* begin Data provided *

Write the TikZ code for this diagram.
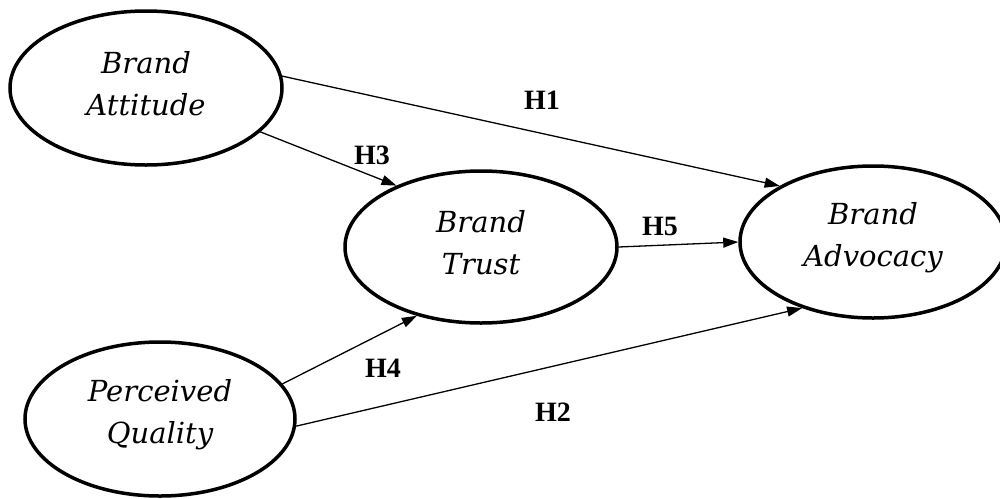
\documentclass[tikz,border=0pt]{standalone}
\usepackage{fontspec}
\setmainfont{Liberation Serif}
\newfontfamily\constructfont{DejaVu Serif}
\newcommand{\upline}[1]{\raisebox{4pt}[\height][\depth]{#1}}
\usetikzlibrary{arrows.meta,shapes.geometric}
\begin{document}
\begin{tikzpicture}[x=1pt,y=1pt,
  construct/.style={ellipse,draw,line width=3.5pt,inner sep=0pt,align=center,
    font=\constructfont\fontsize{29}{42}\selectfont\itshape},
  path/.style={line width=1.3pt,-{Triangle[length=15pt,width=10pt]}},
  hlabel/.style={font=\fontsize{28}{32}\selectfont\bfseries}]
\useasboundingbox (0,0) rectangle (1000,-498);
\node[construct,minimum width=272pt,minimum height=154pt] (att) at (146,-88) {\upline{Brand}\\\upline{Attitude}};
\node[construct,minimum width=272pt,minimum height=152pt] (tr) at (481,-247) {\upline{Brand}\\\upline{Trust}};
\node[construct,minimum width=266pt,minimum height=152pt] (adv) at (873,-242) {\upline{Brand}\\\upline{Advocacy}};
\node[construct,minimum width=270pt,minimum height=154pt] (q) at (160,-419) {\upline{Perceived}\\\upline{Quality}};
\draw[path] (att.5) -- (adv.149);
\draw[path] (att.339) -- (tr.144);
\draw[path] (tr.east) -- (adv.west);
\draw[path] (q.16) -- (tr.227);
\draw[path] (q.-3) -- (adv.223);
\node[hlabel] (h1) at (542,-100) {H1};
\node[hlabel] (h3) at (372,-155) {H3};
\node[hlabel] (h5) at (660,-226) {H5};
\node[hlabel] (h4) at (383,-368) {H4};
\node[hlabel] (h2) at (553,-412) {H2};
\end{tikzpicture}
\end{document}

* end Data provided *

Required work:
Reproduce the data above in full, exactly as it is, with the pictures left out.

Solution for this task:
Write the TikZ code for this diagram.
\documentclass[tikz,border=0pt]{standalone}
\usepackage{fontspec}
\setmainfont{Liberation Serif}
\newfontfamily\constructfont{DejaVu Serif}
\newcommand{\upline}[1]{\raisebox{4pt}[\height][\depth]{#1}}
\usetikzlibrary{arrows.meta,shapes.geometric}
\begin{document}
\begin{tikzpicture}[x=1pt,y=1pt,
  construct/.style={ellipse,draw,line width=3.5pt,inner sep=0pt,align=center,
    font=\constructfont\fontsize{29}{42}\selectfont\itshape},
  path/.style={line width=1.3pt,-{Triangle[length=15pt,width=10pt]}},
  hlabel/.style={font=\fontsize{28}{32}\selectfont\bfseries}]
\useasboundingbox (0,0) rectangle (1000,-498);
\node[construct,minimum width=272pt,minimum height=154pt] (att) at (146,-88) {\upline{Brand}\\\upline{Attitude}};
\node[construct,minimum width=272pt,minimum height=152pt] (tr) at (481,-247) {\upline{Brand}\\\upline{Trust}};
\node[construct,minimum width=266pt,minimum height=152pt] (adv) at (873,-242) {\upline{Brand}\\\upline{Advocacy}};
\node[construct,minimum width=270pt,minimum height=154pt] (q) at (160,-419) {\upline{Perceived}\\\upline{Quality}};
\draw[path] (att.5) -- (adv.149);
\draw[path] (att.339) -- (tr.144);
\draw[path] (tr.east) -- (adv.west);
\draw[path] (q.16) -- (tr.227);
\draw[path] (q.-3) -- (adv.223);
\node[hlabel] (h1) at (542,-100) {H1};
\node[hlabel] (h3) at (372,-155) {H3};
\node[hlabel] (h5) at (660,-226) {H5};
\node[hlabel] (h4) at (383,-368) {H4};
\node[hlabel] (h2) at (553,-412) {H2};
\end{tikzpicture}
\end{document}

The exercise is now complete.